[Exercise brief]: Give every line again exactly as it appears, please, but not the pictures.
-----
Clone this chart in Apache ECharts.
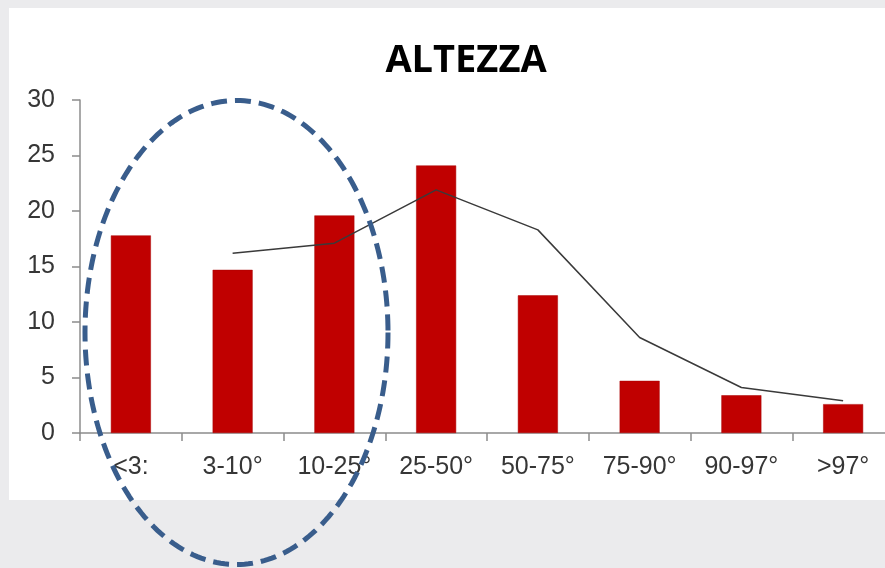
<!DOCTYPE html>
<html>
<head>
<meta charset="utf-8">
<script src="https://cdn.jsdelivr.net/npm/echarts@6/dist/echarts.min.js"></script>
<style>
  html, body { margin: 0; padding: 0; background: #ebebed; }
  #chart { width: 885px; height: 568px; }
</style>
</head>
<body>
<div id="chart"></div>
<script>
// Height percentile classes
const categories = ['<3:', '3-10°', '10-25°', '25-50°', '50-75°', '75-90°', '90-97°', '>97°'];
// Observed share per class (bars)
const observed = [17.8, 14.7, 19.6, 24.1, 12.4, 4.7, 3.4, 2.6];
// Reference curve (no value for the first class)
const reference = ['-', 16.2, 17.1, 21.9, 18.3, 8.6, 4.1, 2.9];
// Y axis range
const yMin = 0, yMax = 30, yStep = 5;

// Dashed ellipse highlighting the lowest classes
function ellipsePoints(cx, cy, rx, ry, n) {
  const pts = [];
  for (let i = 0; i < n; i++) {
    const t = (i / n) * Math.PI * 2;
    pts.push([cx + rx * Math.cos(t), cy + ry * Math.sin(t)]);
  }
  return pts;
}

const chart = echarts.init(document.getElementById('chart'), null, { renderer: 'canvas' });
const labelFont = { fontFamily: 'Liberation Sans, Arial, sans-serif', fontSize: 25, color: '#363636' };

chart.setOption({
  backgroundColor: '#ebebed',
  animation: false,
  graphic: [
    {
      type: 'rect', z: -10, silent: true,
      shape: { x: 9, y: 8, width: 876, height: 492 },
      style: { fill: '#ffffff' }
    },
    {
      type: 'text', z: 10,
      x: 466, y: 61,
      style: {
        text: 'ALTEZZA',
        font: 'bold 38px "Open Sans", sans-serif',
        fill: '#000',
        textAlign: 'center',
        textVerticalAlign: 'middle'
      }
    },
    {
      type: 'polygon', z: 100, silent: true,
      shape: { points: ellipsePoints(236.5, 332.5, 151.5, 232, 240) },
      style: { fill: 'none', stroke: '#395d8c', lineWidth: 5, lineDash: [16, 8] }
    }
  ],
  grid: {
    left: 80, top: 100, width: 814, height: 333,
    containLabel: false, outerBoundsMode: 'none'
  },
  xAxis: {
    type: 'category',
    data: categories,
    boundaryGap: true,
    axisLine: { show: true, lineStyle: { color: '#8c8c8c', width: 1.5 } },
    axisTick: { show: true, length: 8, interval: 0, lineStyle: { color: '#8c8c8c', width: 1.5 } },
    axisLabel: Object.assign({ interval: 0, margin: 22 }, labelFont),
    splitLine: { show: false }
  },
  yAxis: {
    type: 'value',
    min: yMin, max: yMax, interval: yStep,
    axisLine: { show: true, lineStyle: { color: '#8c8c8c', width: 1.5 } },
    axisTick: { show: true, length: 8, lineStyle: { color: '#8c8c8c', width: 1.5 } },
    axisLabel: Object.assign({ margin: 25 }, labelFont),
    splitLine: { show: false }
  },
  series: [
    {
      type: 'bar',
      data: observed,
      barWidth: 40,
      itemStyle: { color: '#c00000', borderColor: '#a80000', borderWidth: 0.5 }
    },
    {
      type: 'line',
      data: reference,
      showSymbol: false,
      symbol: 'none',
      lineStyle: { color: '#3a3a3a', width: 1.5 },
      z: 5
    }
  ]
});
</script>
</body>
</html>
-----
[Solution to this exercise]:
Clone this chart in Apache ECharts.
<!DOCTYPE html>
<html>
<head>
<meta charset="utf-8">
<script src="https://cdn.jsdelivr.net/npm/echarts@6/dist/echarts.min.js"></script>
<style>
  html, body { margin: 0; padding: 0; background: #ebebed; }
  #chart { width: 885px; height: 568px; }
</style>
</head>
<body>
<div id="chart"></div>
<script>
// Height percentile classes
const categories = ['<3:', '3-10°', '10-25°', '25-50°', '50-75°', '75-90°', '90-97°', '>97°'];
// Observed share per class (bars)
const observed = [17.8, 14.7, 19.6, 24.1, 12.4, 4.7, 3.4, 2.6];
// Reference curve (no value for the first class)
const reference = ['-', 16.2, 17.1, 21.9, 18.3, 8.6, 4.1, 2.9];
// Y axis range
const yMin = 0, yMax = 30, yStep = 5;

// Dashed ellipse highlighting the lowest classes
function ellipsePoints(cx, cy, rx, ry, n) {
  const pts = [];
  for (let i = 0; i < n; i++) {
    const t = (i / n) * Math.PI * 2;
    pts.push([cx + rx * Math.cos(t), cy + ry * Math.sin(t)]);
  }
  return pts;
}

const chart = echarts.init(document.getElementById('chart'), null, { renderer: 'canvas' });
const labelFont = { fontFamily: 'Liberation Sans, Arial, sans-serif', fontSize: 25, color: '#363636' };

chart.setOption({
  backgroundColor: '#ebebed',
  animation: false,
  graphic: [
    {
      type: 'rect', z: -10, silent: true,
      shape: { x: 9, y: 8, width: 876, height: 492 },
      style: { fill: '#ffffff' }
    },
    {
      type: 'text', z: 10,
      x: 466, y: 61,
      style: {
        text: 'ALTEZZA',
        font: 'bold 38px "Open Sans", sans-serif',
        fill: '#000',
        textAlign: 'center',
        textVerticalAlign: 'middle'
      }
    },
    {
      type: 'polygon', z: 100, silent: true,
      shape: { points: ellipsePoints(236.5, 332.5, 151.5, 232, 240) },
      style: { fill: 'none', stroke: '#395d8c', lineWidth: 5, lineDash: [16, 8] }
    }
  ],
  grid: {
    left: 80, top: 100, width: 814, height: 333,
    containLabel: false, outerBoundsMode: 'none'
  },
  xAxis: {
    type: 'category',
    data: categories,
    boundaryGap: true,
    axisLine: { show: true, lineStyle: { color: '#8c8c8c', width: 1.5 } },
    axisTick: { show: true, length: 8, interval: 0, lineStyle: { color: '#8c8c8c', width: 1.5 } },
    axisLabel: Object.assign({ interval: 0, margin: 22 }, labelFont),
    splitLine: { show: false }
  },
  yAxis: {
    type: 'value',
    min: yMin, max: yMax, interval: yStep,
    axisLine: { show: true, lineStyle: { color: '#8c8c8c', width: 1.5 } },
    axisTick: { show: true, length: 8, lineStyle: { color: '#8c8c8c', width: 1.5 } },
    axisLabel: Object.assign({ margin: 25 }, labelFont),
    splitLine: { show: false }
  },
  series: [
    {
      type: 'bar',
      data: observed,
      barWidth: 40,
      itemStyle: { color: '#c00000', borderColor: '#a80000', borderWidth: 0.5 }
    },
    {
      type: 'line',
      data: reference,
      showSymbol: false,
      symbol: 'none',
      lineStyle: { color: '#3a3a3a', width: 1.5 },
      z: 5
    }
  ]
});
</script>
</body>
</html>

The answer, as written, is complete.